Always spike a book with plant names

Steve Hely's very entertaining literary satire How I Became A Famous Novelist includes a scene in which the narrator trawls through the bestseller tables in a big American bookshop assembling a set of rules to guide the composition of his book.

These include: "Rule 1: Abandon truth" and "Rule 12: Give readers versions of themselves, infused with extra awesomeness". The rule I liked most though was his last one – "Rule 16: Include plant names" – because it rightly identified an implausible botanical exactitude as one of the affectations of the upmarket bestseller.

Then I opened up David Foster Wallace's new novel – The Pale King – and found a four-line list of plants in the very first sentence. Space precludes a full quotation but the list includes shattercane, nutgrass, jimsonweed, Creeping Charlie, muscadine, spine-cabbage and "invaginate volunteer beans", all of which are described as "gently nodding in a morning breeze like a mother's soft hand on your cheek" ("Rule 7: Prose should be lyrical").

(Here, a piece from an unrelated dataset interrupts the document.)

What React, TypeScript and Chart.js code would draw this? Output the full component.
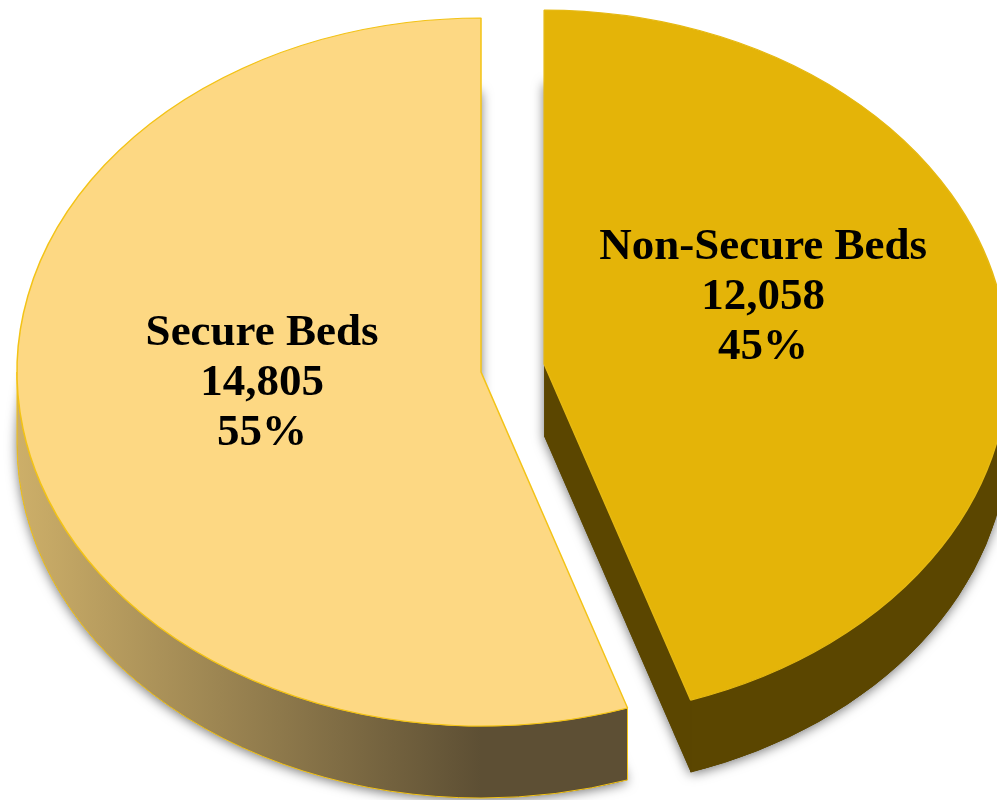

I assumed Wallace must have invented "shattercane" as a joke but it seems not, and "jimsonweed" and "Creeping Charlie" turn out to be real too. But the only results I can find for "spine-cabbage" in a Google search refer back to quotations from this passage in Wallace's novel. So, did he spike his own list with an invention as a kind of secret joke about the trope? Or was he absolutely in earnest all the way through? And if it's the latter how am I going to get my straight face back in place for the next 550 pages?